Advance

Advance is a framework for building data transformation pipelines. Advance allows you to concisely script your data transformation process and to incrementally build and easily debug that process. Each data transformation is a step and the results of each step become the input to the next step.

The artifacts of each step are preserved in step named directories. When the results of a step are not right, just adjust the Advance script, delete the step directory with the bad data and rerun the script. Previously successful steps are skipped so the script moves quickly to the incomplete step. Similarly, when steps fail the results are preserved in directories prefixed with "tmp_". This isolates incomplete step data and ensures that the step is re-processed when the problem is resolved.

Advance scripts are easy to understand. They are ruby scripts, composed of a series of function calls that invoke your scripts or commands to transform your data. Each step is composed of a step processing type function, followed by a slug for the step, followed by the command or script. For example:

single :unzip_7z_raw_data_file, "7z x {previous_file}"
single :split_files, "split -l 10000 -a 3 {previous_file} gps_data_"
multi :add_local_time, "cat {file_path} | add_local_time.rb timestamp local_time US/Pacific > {file}"
# ...

The step processing functions are single and multi. Single applies the command to the last output, which should be a single file. Multi speeds processing of multiple files by doing working in parallel (via the TeamEffort gem).

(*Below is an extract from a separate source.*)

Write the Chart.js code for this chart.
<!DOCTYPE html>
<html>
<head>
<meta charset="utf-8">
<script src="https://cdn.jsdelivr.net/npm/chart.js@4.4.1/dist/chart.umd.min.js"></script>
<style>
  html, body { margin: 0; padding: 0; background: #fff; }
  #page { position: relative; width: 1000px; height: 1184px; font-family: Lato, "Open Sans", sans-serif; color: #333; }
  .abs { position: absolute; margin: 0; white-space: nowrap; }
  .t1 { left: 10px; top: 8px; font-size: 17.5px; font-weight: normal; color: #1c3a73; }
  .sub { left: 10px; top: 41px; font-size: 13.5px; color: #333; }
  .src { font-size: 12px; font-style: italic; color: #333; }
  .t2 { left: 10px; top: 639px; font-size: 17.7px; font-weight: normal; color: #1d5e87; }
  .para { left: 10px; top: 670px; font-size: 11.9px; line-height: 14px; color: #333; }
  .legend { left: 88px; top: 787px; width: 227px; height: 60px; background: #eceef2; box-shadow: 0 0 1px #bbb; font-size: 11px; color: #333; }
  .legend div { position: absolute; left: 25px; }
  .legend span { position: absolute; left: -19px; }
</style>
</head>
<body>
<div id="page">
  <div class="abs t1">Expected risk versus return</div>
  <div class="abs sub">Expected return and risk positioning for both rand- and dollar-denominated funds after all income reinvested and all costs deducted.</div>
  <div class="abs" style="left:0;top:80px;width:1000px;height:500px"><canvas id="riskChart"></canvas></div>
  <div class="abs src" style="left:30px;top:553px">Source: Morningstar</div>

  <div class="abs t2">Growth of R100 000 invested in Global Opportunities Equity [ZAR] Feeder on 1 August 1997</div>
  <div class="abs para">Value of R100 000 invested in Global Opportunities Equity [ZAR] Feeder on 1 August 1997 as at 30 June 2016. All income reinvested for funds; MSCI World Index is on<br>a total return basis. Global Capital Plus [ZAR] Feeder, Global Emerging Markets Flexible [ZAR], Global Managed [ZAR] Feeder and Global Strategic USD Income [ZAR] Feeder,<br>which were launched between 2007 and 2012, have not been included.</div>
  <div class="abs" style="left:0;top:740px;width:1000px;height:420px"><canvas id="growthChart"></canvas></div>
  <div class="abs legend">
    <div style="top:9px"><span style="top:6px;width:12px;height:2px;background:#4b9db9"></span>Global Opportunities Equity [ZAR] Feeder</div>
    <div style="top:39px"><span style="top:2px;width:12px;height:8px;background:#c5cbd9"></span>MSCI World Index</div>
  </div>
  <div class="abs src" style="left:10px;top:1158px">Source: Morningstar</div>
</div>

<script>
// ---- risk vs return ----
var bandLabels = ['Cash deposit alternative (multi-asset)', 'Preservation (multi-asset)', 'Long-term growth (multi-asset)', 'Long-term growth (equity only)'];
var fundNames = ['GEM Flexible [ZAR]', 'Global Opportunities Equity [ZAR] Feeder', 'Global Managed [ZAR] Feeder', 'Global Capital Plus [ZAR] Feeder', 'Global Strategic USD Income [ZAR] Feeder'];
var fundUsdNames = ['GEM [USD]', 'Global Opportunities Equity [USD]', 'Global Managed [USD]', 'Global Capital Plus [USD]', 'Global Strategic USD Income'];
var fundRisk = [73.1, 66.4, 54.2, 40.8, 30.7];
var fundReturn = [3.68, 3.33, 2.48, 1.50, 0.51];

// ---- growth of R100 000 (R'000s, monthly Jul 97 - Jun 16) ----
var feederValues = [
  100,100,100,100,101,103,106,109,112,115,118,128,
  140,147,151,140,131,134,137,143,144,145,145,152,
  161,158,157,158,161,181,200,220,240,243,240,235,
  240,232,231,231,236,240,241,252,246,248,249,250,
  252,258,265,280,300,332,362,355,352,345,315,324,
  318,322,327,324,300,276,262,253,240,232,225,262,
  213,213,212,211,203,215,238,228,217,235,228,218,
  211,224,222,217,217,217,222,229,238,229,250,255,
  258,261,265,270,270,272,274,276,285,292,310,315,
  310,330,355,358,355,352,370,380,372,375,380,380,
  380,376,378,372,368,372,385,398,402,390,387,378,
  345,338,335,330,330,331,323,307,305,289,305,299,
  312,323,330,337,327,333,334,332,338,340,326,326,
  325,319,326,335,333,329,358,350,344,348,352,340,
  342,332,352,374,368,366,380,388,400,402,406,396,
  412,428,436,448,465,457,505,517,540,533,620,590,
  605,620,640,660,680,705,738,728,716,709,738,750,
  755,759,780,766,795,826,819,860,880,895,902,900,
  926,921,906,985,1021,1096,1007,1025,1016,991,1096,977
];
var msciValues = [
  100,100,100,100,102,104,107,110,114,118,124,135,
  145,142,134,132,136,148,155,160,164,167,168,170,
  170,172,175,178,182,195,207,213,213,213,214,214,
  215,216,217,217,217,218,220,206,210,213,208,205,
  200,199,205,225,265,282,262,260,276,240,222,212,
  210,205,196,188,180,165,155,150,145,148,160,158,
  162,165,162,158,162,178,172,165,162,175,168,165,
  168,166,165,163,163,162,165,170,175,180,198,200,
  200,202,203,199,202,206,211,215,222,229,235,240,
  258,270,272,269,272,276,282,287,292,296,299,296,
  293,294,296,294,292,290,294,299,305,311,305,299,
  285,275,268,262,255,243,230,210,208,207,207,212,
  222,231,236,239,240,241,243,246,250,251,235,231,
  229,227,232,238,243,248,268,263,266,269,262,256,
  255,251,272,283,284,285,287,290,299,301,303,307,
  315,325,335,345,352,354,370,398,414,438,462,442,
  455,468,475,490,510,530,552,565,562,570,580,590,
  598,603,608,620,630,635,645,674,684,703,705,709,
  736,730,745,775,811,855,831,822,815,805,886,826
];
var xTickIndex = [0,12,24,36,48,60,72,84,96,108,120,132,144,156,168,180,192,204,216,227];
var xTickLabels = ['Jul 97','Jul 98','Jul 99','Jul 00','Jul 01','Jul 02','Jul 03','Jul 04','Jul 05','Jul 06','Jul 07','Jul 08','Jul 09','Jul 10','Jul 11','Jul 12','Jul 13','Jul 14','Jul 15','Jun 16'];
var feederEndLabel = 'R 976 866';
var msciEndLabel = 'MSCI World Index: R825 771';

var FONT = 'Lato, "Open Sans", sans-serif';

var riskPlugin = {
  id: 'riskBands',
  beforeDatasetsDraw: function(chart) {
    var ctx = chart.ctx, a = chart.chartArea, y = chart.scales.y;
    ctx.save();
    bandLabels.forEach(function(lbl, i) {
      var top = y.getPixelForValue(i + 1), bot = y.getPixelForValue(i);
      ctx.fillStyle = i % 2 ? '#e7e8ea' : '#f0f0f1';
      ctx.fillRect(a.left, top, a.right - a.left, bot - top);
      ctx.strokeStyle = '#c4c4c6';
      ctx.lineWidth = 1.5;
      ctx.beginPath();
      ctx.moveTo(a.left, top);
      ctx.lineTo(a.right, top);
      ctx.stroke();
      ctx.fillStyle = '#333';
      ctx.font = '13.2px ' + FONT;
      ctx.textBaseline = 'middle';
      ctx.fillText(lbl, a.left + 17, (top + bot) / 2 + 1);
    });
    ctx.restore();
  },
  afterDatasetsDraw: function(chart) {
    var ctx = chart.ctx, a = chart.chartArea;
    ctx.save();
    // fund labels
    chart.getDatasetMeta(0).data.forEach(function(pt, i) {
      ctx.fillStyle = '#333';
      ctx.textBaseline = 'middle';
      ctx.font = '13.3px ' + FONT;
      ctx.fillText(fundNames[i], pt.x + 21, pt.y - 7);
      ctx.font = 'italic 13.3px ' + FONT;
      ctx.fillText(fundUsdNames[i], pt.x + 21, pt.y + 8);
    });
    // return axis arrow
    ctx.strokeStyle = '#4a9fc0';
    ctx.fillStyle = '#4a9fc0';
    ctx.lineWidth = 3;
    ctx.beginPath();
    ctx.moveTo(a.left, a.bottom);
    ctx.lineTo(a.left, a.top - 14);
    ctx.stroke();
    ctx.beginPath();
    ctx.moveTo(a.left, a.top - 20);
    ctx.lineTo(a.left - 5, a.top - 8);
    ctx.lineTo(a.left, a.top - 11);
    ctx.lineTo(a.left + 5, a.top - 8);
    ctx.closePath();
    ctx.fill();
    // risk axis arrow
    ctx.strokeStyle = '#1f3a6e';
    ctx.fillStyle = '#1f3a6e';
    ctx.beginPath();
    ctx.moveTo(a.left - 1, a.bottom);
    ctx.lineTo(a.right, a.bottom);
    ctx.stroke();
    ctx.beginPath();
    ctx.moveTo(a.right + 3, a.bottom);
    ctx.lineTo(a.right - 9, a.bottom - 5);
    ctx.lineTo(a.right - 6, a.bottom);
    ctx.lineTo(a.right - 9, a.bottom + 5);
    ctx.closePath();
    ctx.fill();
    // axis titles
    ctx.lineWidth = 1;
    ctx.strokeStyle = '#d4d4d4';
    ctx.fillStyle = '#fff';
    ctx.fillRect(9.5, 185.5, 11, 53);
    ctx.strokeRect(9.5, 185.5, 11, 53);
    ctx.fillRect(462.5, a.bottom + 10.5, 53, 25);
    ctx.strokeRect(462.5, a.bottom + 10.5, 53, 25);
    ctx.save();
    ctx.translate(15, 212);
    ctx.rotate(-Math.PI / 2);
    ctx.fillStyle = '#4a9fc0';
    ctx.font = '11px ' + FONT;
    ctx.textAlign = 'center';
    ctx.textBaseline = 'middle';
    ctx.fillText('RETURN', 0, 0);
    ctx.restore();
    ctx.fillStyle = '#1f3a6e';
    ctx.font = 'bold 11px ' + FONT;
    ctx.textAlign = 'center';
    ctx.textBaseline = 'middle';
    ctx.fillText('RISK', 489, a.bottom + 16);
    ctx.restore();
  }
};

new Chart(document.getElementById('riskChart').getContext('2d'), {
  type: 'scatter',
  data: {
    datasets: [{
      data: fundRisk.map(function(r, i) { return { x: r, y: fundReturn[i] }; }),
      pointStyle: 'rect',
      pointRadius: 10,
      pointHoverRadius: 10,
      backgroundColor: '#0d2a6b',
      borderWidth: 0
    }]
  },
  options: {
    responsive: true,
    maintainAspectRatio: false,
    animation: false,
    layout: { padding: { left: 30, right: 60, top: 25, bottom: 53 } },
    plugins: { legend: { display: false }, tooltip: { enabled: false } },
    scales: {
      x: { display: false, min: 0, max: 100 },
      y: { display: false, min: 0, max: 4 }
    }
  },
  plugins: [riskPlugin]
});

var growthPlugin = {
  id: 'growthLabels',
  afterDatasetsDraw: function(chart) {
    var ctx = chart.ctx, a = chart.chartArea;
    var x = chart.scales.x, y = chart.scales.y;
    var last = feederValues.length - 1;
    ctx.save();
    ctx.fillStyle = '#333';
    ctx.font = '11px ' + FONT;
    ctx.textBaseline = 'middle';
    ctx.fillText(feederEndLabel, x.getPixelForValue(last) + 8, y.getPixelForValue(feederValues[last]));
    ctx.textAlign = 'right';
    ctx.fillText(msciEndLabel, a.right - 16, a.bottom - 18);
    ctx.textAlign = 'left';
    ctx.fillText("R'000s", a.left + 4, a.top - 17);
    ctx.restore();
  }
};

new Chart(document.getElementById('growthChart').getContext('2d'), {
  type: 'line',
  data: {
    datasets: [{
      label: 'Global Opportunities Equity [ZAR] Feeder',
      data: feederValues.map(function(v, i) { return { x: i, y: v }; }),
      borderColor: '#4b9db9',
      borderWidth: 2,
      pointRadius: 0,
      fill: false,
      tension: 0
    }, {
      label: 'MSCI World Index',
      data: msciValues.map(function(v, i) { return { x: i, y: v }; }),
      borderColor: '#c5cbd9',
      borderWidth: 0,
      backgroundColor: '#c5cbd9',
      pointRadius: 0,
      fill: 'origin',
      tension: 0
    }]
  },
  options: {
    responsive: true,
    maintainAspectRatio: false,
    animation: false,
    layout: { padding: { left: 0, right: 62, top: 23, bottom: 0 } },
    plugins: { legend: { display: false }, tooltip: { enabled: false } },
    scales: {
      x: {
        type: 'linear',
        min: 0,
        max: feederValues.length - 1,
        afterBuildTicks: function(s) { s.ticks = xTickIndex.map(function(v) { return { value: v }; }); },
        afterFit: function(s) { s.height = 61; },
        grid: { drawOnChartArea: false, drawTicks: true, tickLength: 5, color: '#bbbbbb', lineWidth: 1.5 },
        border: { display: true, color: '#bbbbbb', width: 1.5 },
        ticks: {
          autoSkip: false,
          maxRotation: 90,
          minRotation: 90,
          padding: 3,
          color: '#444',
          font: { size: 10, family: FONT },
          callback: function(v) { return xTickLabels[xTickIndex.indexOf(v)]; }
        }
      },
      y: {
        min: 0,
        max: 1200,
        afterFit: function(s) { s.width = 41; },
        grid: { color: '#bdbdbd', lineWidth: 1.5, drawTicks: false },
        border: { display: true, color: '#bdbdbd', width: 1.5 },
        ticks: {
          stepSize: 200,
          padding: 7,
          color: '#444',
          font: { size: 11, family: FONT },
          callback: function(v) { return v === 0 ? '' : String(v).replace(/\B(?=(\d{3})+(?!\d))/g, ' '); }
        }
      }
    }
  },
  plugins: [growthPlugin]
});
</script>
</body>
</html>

Advance: To help the progress of (something); to further.

Installation

Advance is meant to augment a standalone ruby script. The advance gem needs to be available to your instance of ruby. Here are 2 techniques to make Advance available to your script:

  • simply install the gem:

    $ gem install advance

  • install bundler, and add this ruby snippet to the beginning of your script:

    #!/usr/bin/env ruby
    require "bundler/inline"

    gemfile do
      source "https://rubygems.org"
      gem "advance"
    end

Usage

You will likely need multiple supporting scripts. Ideally you will create your Advance script and your supporting scripts in a single directory.

Creating your Advance script is an incremental process. Start with a single step, run the script and check the results. When the output is as you expect, add the next step. After you add a step to your script you can simply rerun the script. Previously successful steps are skipped and your script moves on to the first incomplete step.

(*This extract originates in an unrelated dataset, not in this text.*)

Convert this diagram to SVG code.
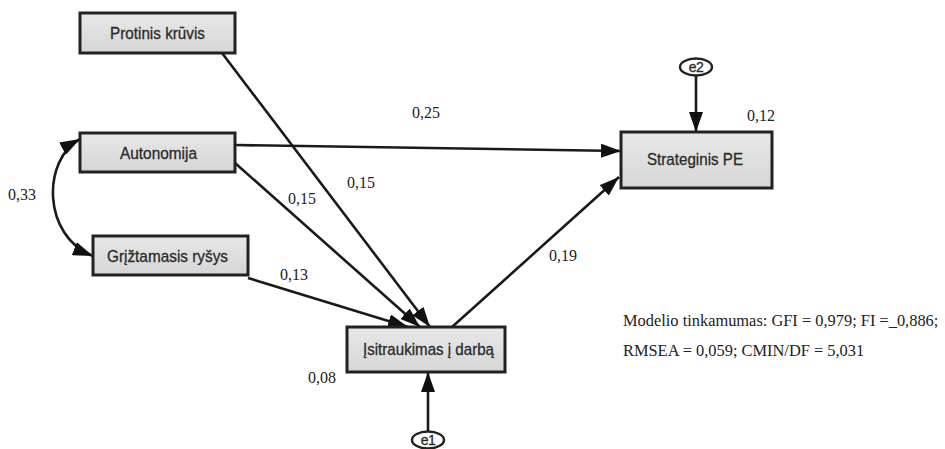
<svg xmlns="http://www.w3.org/2000/svg" width="945" height="449" viewBox="0 0 945 449">
<style>
.box{fill:url(#g);stroke:#222;stroke-width:3}
.bt{font-family:"Liberation Sans",Arial,sans-serif;font-size:17px;fill:#2a2a2a;stroke:#2a2a2a;stroke-width:0.3;text-anchor:middle}
.lbl{font-family:"Liberation Serif","Times New Roman",serif;font-size:16px;fill:#222}
.fit{font-family:"Liberation Serif","Times New Roman",serif;font-size:16.4px;fill:#222}
.edge{fill:none;stroke:#1a1a1a;stroke-width:2.6}
.err{fill:#fff;stroke:#222;stroke-width:2.4}
.et{font-family:"Liberation Sans",Arial,sans-serif;font-size:14px;fill:#2a2a2a;stroke:#2a2a2a;stroke-width:0.3;text-anchor:middle;letter-spacing:-0.5px}
</style>
<defs>
<linearGradient id="g" x1="0" y1="0" x2="0" y2="1"><stop offset="0" stop-color="#e8e8e8"/><stop offset="1" stop-color="#d6d6d6"/></linearGradient>
<marker id="ah" markerUnits="userSpaceOnUse" markerWidth="20" markerHeight="14" refX="20" refY="7" orient="auto-start-reverse" viewBox="0 0 20 14"><path d="M0,0 L20,7 L0,14 z" fill="#111"/></marker>
</defs>
<rect width="945" height="449" fill="#fff"/>
<g id="connectors">
<path class="edge" d="M235,145 L621,151" marker-end="url(#ah)"/>
<path class="edge" d="M222,53 L430,327" marker-end="url(#ah)"/>
<path class="edge" d="M235,163 L420,327" marker-end="url(#ah)"/>
<path class="edge" d="M248,278 L408,327" marker-end="url(#ah)"/>
<path class="edge" d="M452,327 L619,177" marker-end="url(#ah)"/>
<path class="edge" d="M696,76 L696,132" marker-end="url(#ah)"/>
<path class="edge" d="M428,431 L428,372" marker-end="url(#ah)"/>
<path class="edge" d="M80,139 C42,160 42,236 93,256" marker-start="url(#ah)" marker-end="url(#ah)"/>
</g>
<g id="protinis"><rect class="box" x="80" y="13" width="155" height="40"/><text class="bt" x="157.5" y="38.5" textLength="95" lengthAdjust="spacingAndGlyphs">Protinis krūvis</text></g>
<g id="autonomija"><rect class="box" x="80" y="133" width="155" height="39"/><text class="bt" x="158.5" y="158.5" textLength="77" lengthAdjust="spacingAndGlyphs">Autonomija</text></g>
<g id="griztamasis"><rect class="box" x="93" y="236" width="155" height="39"/><text class="bt" x="167.5" y="262" textLength="121" lengthAdjust="spacingAndGlyphs">Grįžtamasis ryšys</text></g>
<g id="isitraukimas"><rect class="box" x="347" y="327" width="158" height="45"/><text class="bt" x="428.5" y="355" textLength="131" lengthAdjust="spacingAndGlyphs">Įsitraukimas į darbą</text></g>
<g id="strateginis"><rect class="box" x="621" y="132" width="151" height="56"/><text class="bt" x="695" y="165" textLength="96" lengthAdjust="spacingAndGlyphs">Strateginis PE</text></g>
<g id="e1"><ellipse class="err" cx="428" cy="440" rx="16" ry="8.5"/><text class="et" x="428" y="445">e1</text></g>
<g id="e2"><ellipse class="err" cx="696" cy="67" rx="16" ry="8.5"/><text class="et" x="696" y="72">e2</text></g>
<g id="labels">
<text class="lbl" x="412" y="118">0,25</text>
<text class="lbl" x="347" y="188">0,15</text>
<text class="lbl" x="288" y="204">0,15</text>
<text class="lbl" x="280" y="280">0,13</text>
<text class="lbl" x="549" y="261">0,19</text>
<text class="lbl" x="8" y="200">0,33</text>
<text class="lbl" x="308" y="383">0,08</text>
<text class="lbl" x="747" y="121">0,12</text>
<text class="fit" x="623" y="326">Modelio tinkamumas: GFI = 0,979; FI =_0,886;</text>
<text class="fit" x="623" y="356">RMSEA = 0,059; CMIN/DF = 5,031</text>
</g>
</svg>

When the results are not what you expect, just delete the step directory with the bad data, adjust your step, and rerun. Advance will rerun that step and all subsequent steps.

Steps have 3 components:

  • a step processing type (single or multi)
  • a descriptive slug describing the step (as a ruby symbol)
  • the command that transforms the data

Advance adds the bin dir of the Advance gem to PATH, so that you can invoke the supporting advance scripts in your pipeline without specifying the full path of the script. Advance also adds the path of your script to PATH so that you can invoke scripts in the same directory as your main script without specifying the full path of the script. Of course, you can invoke any script if the path to the script is fully specified or the path is already on PATH.

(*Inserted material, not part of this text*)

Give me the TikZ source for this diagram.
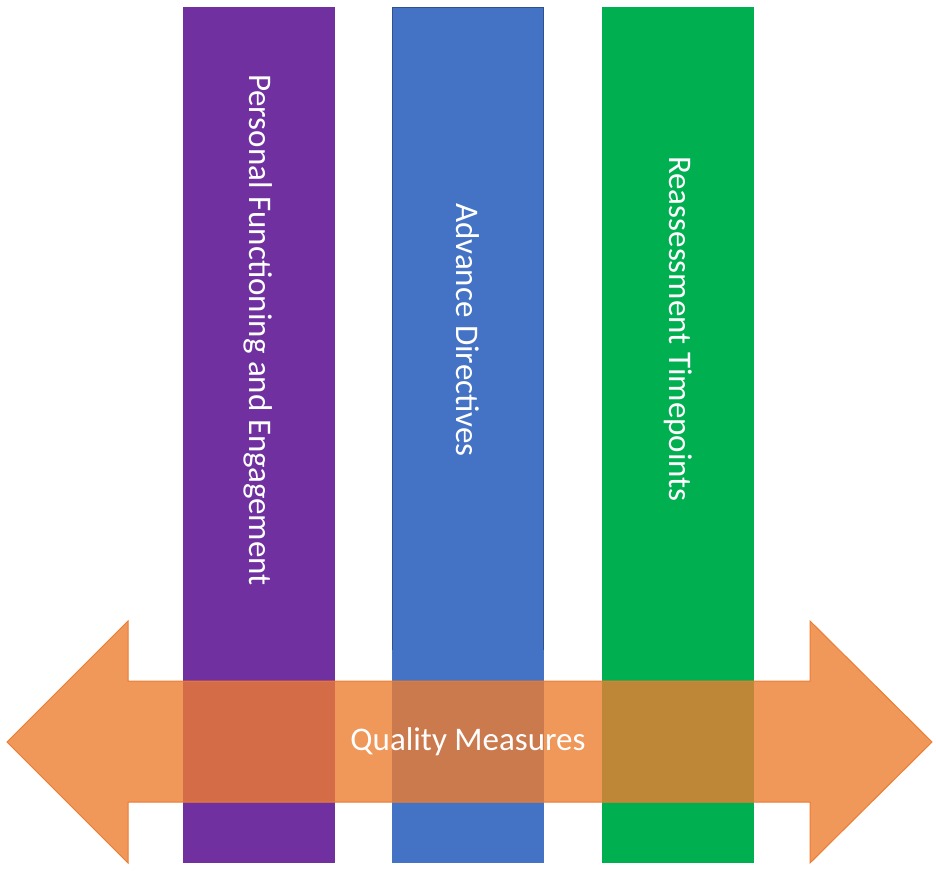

Specifying Script Input and Output

Since your command is transforming data, you need a way to specify the input file or directory and the output file name. Advance provides a few tokens that can be inserted in the command string for this purpose:

  • previous_file indicates the output file from the previous step when the output of the previous step was a single output file. It is also used to indicate the first file to be used and it finds that file in the current working dir.
  • file_path indicates an output file from the previous step when the previous step generated multiple output files and the current step is a multi step.
  • file indicates an output file name, which is the basename from file_path. Commands often process multiple files from previous steps, generating multiple output files. Those output files are placed in the step directory.
  • previous_dir indicates the directory a previous step.

Example Script

#!/usr/bin/env ruby
require "bundler/inline"

gemfile do
  source "https://rubygems.org"
  gem "advance"
end

ensure_bin_on_path # ensures the directory for this script is on
                   # the path so that related scripts can be referenced
                   # without paths

single :unzip_7z_raw_data_file, "7z x {previous_file}" # uses 7z to inflate a file in the current dir
single :split_files, "split -l 10000 -a 3 {previous_file} gps_data_" # split the file
multi :add_local_time, "cat {file_path} | add_local_time.rb timestamp local_time US/Pacific > {file}" # adds a local_time column to a csv

Running Your Script

When running your pipeline, it is helpful to have a directory with the single, initial file.

  1. Move to your data directory with your single initial file.
  2. invoke your script from there.

Development

After checking out the repo, run bin/setup to install dependencies. Then, run rake test to run the tests. You can also run bin/console for an interactive prompt that will allow you to experiment.

To install this gem onto your local machine, run bundle exec rake install. To release a new version, update the version number in version.rb, and then run bundle exec rake release, which will create a git tag for the version, push git commits and tags, and push the .gem file to rubygems.org.

Contributing

Bug reports and pull requests are welcome on GitHub at https://github.com/doctorjane/advance.

License

The gem is available as open source under the terms of the MIT License.